3.5.3. Large Shelter Water/Water Tub Outside and Inside the House

A form of resilience in the face of water constraints caused by climate change is the use of large tubs or water storage, both inside and outside homes. Some families in this village chose to provide a large water bunker outside the house. The design of these tubs maximizes the retention of rainwater. This way, they can take advantage of every drop of rainfall that comes down, so they don’t have to worry too much when the rainy season comes. These tanks can hold up to 5000 L of water. Its large size ensures that they can store enough water for their daily needs for a fairly long period of time. These shelters become crucial as rainfall commences, allowing direct storage of rainwater for future use. The thought behind the supply of this huge water reservoir is very simple, but effective. The villagers of Salaon Toba hold the belief that a large water reservoir can mitigate the uncertainty of water availability due to climate change. They know climate change can cause unstable rain patterns, so they should take advantage of rain. The initiative also reflects the high level of environmental awareness in the Salaon Toba village community. By storing rainwater, they not only secure their own water needs but also help maintain the balance of local ecosystems. Overall, the village community of Salaon Toba’s efforts to deal with climate change’s water constraints by using large reservoir tanks are a real example of local resilience and innovation. To ensure that the water remains clean and worthy of use, the community regularly cleans the tub and ensures that the water entering it comes from a clean source. They also practice water conservation in their daily lives to prolong the life of the water in the tubs. With this water tank, the village of Salaon can be more independent and less dependent on outdoor water sources, which may not always be available or have guaranteed cleanliness.

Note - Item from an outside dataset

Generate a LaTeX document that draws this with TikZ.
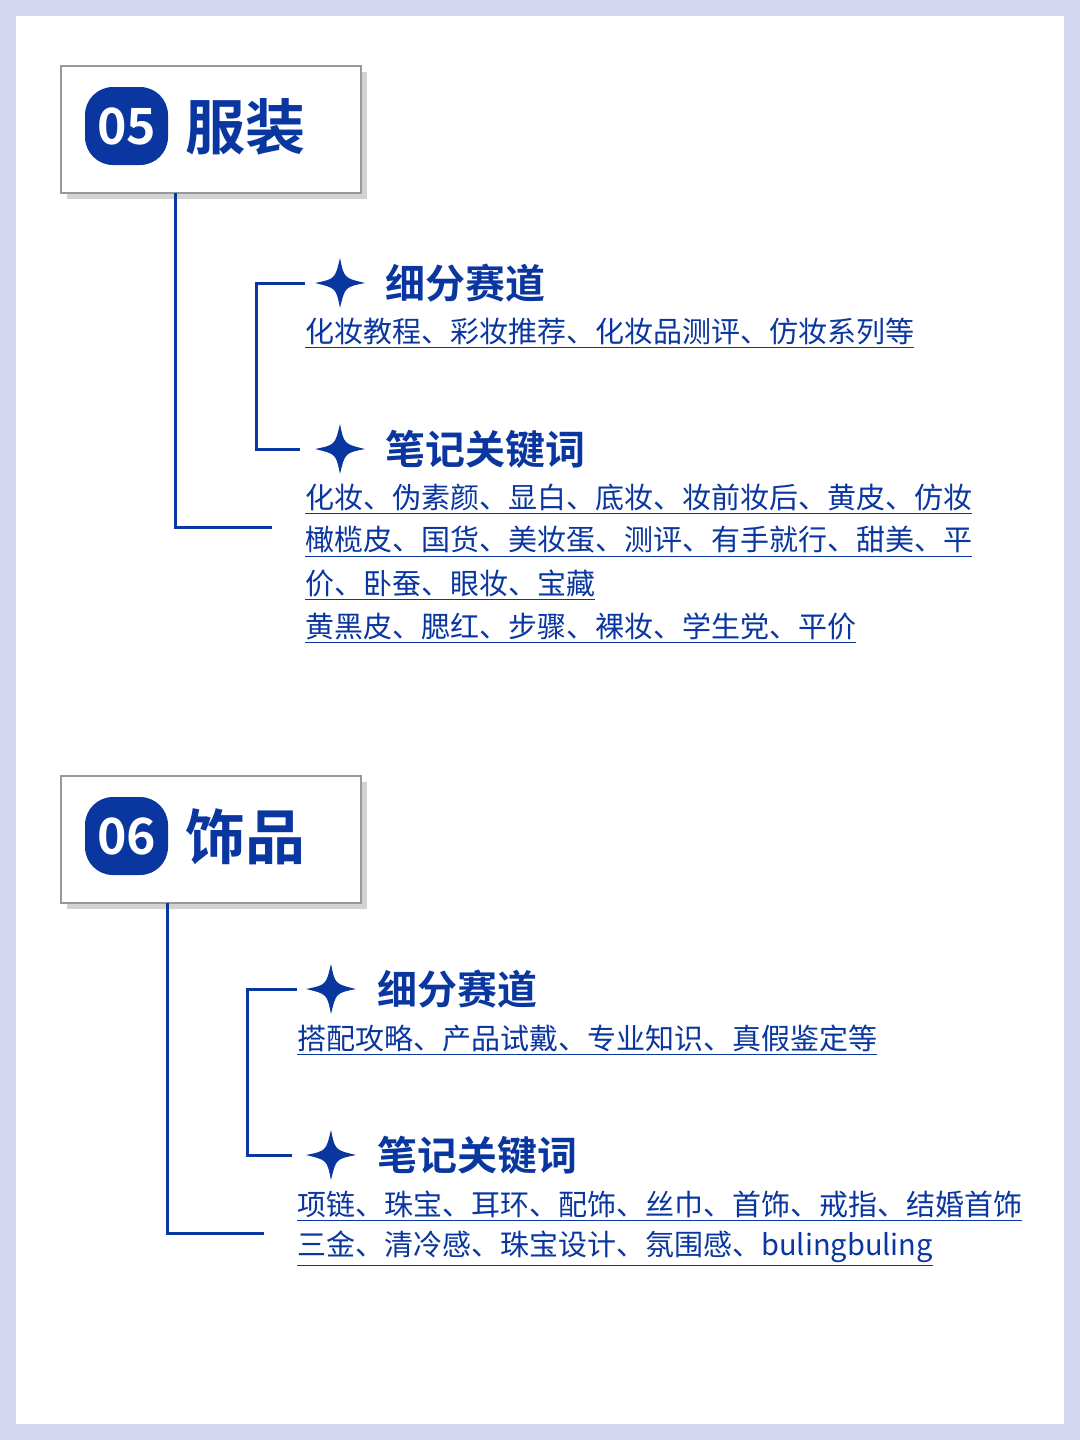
\documentclass[tikz,border=0pt]{standalone}
\usepackage{fontspec}
\setmainfont{Noto Sans CJK SC}
\newfontfamily\cjkb{Noto Sans CJK SC Bold}
\usetikzlibrary{shadows}
\definecolor{bl}{HTML}{0A36A0}
\definecolor{bg}{HTML}{D3D7F2}
\tikzset{
 titlebox/.style={draw=gray!80,line width=1pt,fill=white,drop shadow={shadow xshift=3pt,shadow yshift=-3pt,opacity=0.35}},
 badge/.style={fill=bl,rounded corners=14pt},
 conn/.style={draw=bl,line width=1.5pt},
 body/.style={anchor=west,text=bl,font=\fontsize{14.5pt}{16pt}\selectfont,inner sep=0pt},
 head/.style={anchor=west,text=bl,font=\cjkb\fontsize{20pt}{22pt}\selectfont,inner sep=0pt},
 big/.style={anchor=west,text=bl,font=\cjkb\fontsize{30pt}{32pt}\selectfont,inner sep=0pt},
}
\newcommand{\mystar}[2]{\fill[bl] (#1,#2) ++(0,-25) .. controls +(4,20) .. ++(25,25) .. controls +(-20,4) .. ++(-25,25) .. controls +(-4,-20) .. ++(-25,-25) .. controls +(20,-4) .. ++(25,-25) -- cycle;}
\begin{document}
\begin{tikzpicture}[x=0.5pt,y=-0.5pt]
\fill[bg] (0,0) rectangle (1080,1440);
\fill[white] (16,16) rectangle (1064,1424);
% section 05
\node[titlebox,minimum width=150pt,minimum height=63.5pt,anchor=north west] (t1) at (60,65) {};
\fill[badge] (85,87) rectangle (168,165);
\node[text=white,font=\cjkb\fontsize{25pt}{27pt}\selectfont] (n1) at (126.5,126) {05};
\node[big] (h1) at (185,127) {服装};
\coordinate (a1) at (175,193);
\coordinate (a2) at (175,527);
\coordinate (a3) at (272,527);
\draw[conn] (a1) -- (a2) -- (a3);
\coordinate (b1) at (305,283);
\coordinate (b2) at (256,283);
\coordinate (b3) at (256,449);
\coordinate (b4) at (300,449);
\draw[conn] (b1) -- (b2) -- (b3) -- (b4);
\mystar{340}{283}
\mystar{340}{449}
\node[head] (s1) at (385,283) {细分赛道};
\node[body] (l1) at (305,333) {\underline{化妆教程、彩妆推荐、化妆品测评、仿妆系列等}};
\node[head] (s2) at (385,449) {笔记关键词};
\node[body] (l2) at (305,499) {\underline{化妆、伪素颜、显白、底妆、妆前妆后、黄皮、仿妆}};
\node[body] (l3) at (305,542) {\underline{橄榄皮、国货、美妆蛋、测评、有手就行、甜美、平}};
\node[body] (l4) at (305,585) {\underline{价、卧蚕、眼妆、宝藏}};
\node[body] (l5) at (305,628) {\underline{黄黑皮、腮红、步骤、裸妆、学生党、平价}};
% section 06
\node[titlebox,minimum width=150pt,minimum height=63.5pt,anchor=north west] (t2) at (60,775) {};
\fill[badge] (85,797) rectangle (168,875);
\node[text=white,font=\cjkb\fontsize{25pt}{27pt}\selectfont] (n2) at (126.5,836) {06};
\node[big] (h2) at (185,837) {饰品};
\coordinate (c1) at (167,903);
\coordinate (c2) at (167,1233);
\coordinate (c3) at (264,1233);
\draw[conn] (c1) -- (c2) -- (c3);
\coordinate (d1) at (297,989);
\coordinate (d2) at (247,989);
\coordinate (d3) at (247,1155);
\coordinate (d4) at (292,1155);
\draw[conn] (d1) -- (d2) -- (d3) -- (d4);
\mystar{331}{989}
\mystar{331}{1155}
\node[head] (s3) at (377,989) {细分赛道};
\node[body] (m1) at (297,1040) {\underline{搭配攻略、产品试戴、专业知识、真假鉴定等}};
\node[head] (s4) at (377,1155) {笔记关键词};
\node[body] (m2) at (297,1206) {\underline{项链、珠宝、耳环、配饰、丝巾、首饰、戒指、结婚首饰}};
\node[body] (m3) at (297,1249) {\underline{三金、清冷感、珠宝设计、氛围感、bulingbuling}};
\end{tikzpicture}
\end{document}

3.5.4. Water Saving Strictly

Amid the growing challenges of climate change, villagers are not giving up on water constraints, longer monsoon seasons, and uncertain rainfall. They’re trying to take simple steps to manage their limited water resources wisely. One of the strategies implemented is strict water conservation (Figure 6).
The people of Salaon Toba Village consciously use water very economically. As a concrete example of their efforts, they have chosen to: (1) bathe and wash clothes in Lake Pea Porohan, a lake that serves as the focal point of their lives. By doing such activities in the lake, they can reduce the use of water in households. Only essential purposes, such as cooking and drinking, require the use of water in the house. Informant AS [male, 48 years old] provided the following information in her statement:
…I’m sorry if our water crisis has started, and sometimes we don’t have enough water at home, defecate sometimes not at home anymore so we go behind the house. This is how we’ve been through a time of water shortages…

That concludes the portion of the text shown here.